• _EXERCISE INSTRUCTIONS_
Without the pictures, extract every line from the start of the material to the line containing "const yTicks = [0, 10, 20, 30, 40, 50, 60];", both ends included.

──────── DATASET SECTION ────────

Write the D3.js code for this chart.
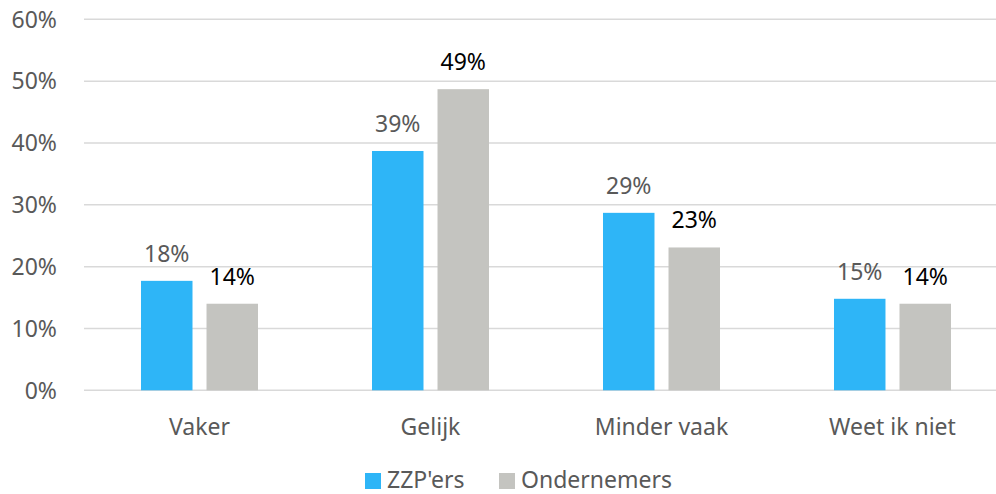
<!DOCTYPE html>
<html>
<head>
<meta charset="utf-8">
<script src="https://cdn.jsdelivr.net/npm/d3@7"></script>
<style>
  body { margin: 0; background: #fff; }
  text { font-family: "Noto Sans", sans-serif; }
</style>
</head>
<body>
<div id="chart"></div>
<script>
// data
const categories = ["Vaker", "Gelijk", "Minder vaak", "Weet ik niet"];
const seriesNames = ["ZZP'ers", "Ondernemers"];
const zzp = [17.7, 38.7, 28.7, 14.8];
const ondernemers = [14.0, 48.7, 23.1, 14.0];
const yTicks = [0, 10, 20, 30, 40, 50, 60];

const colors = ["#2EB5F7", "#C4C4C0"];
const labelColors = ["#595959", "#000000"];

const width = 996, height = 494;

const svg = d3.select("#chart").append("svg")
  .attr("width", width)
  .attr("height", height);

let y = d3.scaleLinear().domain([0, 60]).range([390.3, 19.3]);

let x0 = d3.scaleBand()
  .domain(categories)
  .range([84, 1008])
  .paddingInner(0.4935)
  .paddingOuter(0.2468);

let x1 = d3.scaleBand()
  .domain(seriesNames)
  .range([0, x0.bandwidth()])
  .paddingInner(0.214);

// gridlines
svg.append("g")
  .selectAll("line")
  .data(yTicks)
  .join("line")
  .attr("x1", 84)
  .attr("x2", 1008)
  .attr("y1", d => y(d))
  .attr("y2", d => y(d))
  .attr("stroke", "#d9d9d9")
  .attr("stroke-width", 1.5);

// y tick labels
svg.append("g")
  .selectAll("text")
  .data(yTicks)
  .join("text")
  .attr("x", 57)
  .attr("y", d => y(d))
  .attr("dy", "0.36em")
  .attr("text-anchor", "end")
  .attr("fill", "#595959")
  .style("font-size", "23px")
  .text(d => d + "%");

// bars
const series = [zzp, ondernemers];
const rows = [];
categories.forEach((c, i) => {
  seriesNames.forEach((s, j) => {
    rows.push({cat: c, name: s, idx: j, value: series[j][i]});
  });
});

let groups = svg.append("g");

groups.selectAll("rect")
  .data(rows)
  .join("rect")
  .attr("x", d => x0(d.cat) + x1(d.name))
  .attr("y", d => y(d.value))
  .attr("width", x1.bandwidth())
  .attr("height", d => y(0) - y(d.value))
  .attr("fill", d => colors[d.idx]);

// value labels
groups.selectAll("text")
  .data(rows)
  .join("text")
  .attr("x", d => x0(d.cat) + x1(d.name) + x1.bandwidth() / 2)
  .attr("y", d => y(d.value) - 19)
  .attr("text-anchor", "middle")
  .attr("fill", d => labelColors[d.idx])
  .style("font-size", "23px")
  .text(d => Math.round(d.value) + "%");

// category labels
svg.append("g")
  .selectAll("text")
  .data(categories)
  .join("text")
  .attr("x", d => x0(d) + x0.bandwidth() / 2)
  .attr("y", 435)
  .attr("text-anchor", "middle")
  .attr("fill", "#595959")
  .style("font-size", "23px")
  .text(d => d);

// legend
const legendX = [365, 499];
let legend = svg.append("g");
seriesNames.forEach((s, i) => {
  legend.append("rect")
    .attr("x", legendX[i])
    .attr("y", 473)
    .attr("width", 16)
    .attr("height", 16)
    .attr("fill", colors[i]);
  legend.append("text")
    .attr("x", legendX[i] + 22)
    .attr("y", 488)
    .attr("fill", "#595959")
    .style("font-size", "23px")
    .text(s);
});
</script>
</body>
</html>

────────

• _OUTPUT FOR THIS EXERCISE_
Write the D3.js code for this chart.
<!DOCTYPE html>
<html>
<head>
<meta charset="utf-8">
<script src="https://cdn.jsdelivr.net/npm/d3@7"></script>
<style>
  body { margin: 0; background: #fff; }
  text { font-family: "Noto Sans", sans-serif; }
</style>
</head>
<body>
<div id="chart"></div>
<script>
// data
const categories = ["Vaker", "Gelijk", "Minder vaak", "Weet ik niet"];
const seriesNames = ["ZZP'ers", "Ondernemers"];
const zzp = [17.7, 38.7, 28.7, 14.8];
const ondernemers = [14.0, 48.7, 23.1, 14.0];
const yTicks = [0, 10, 20, 30, 40, 50, 60];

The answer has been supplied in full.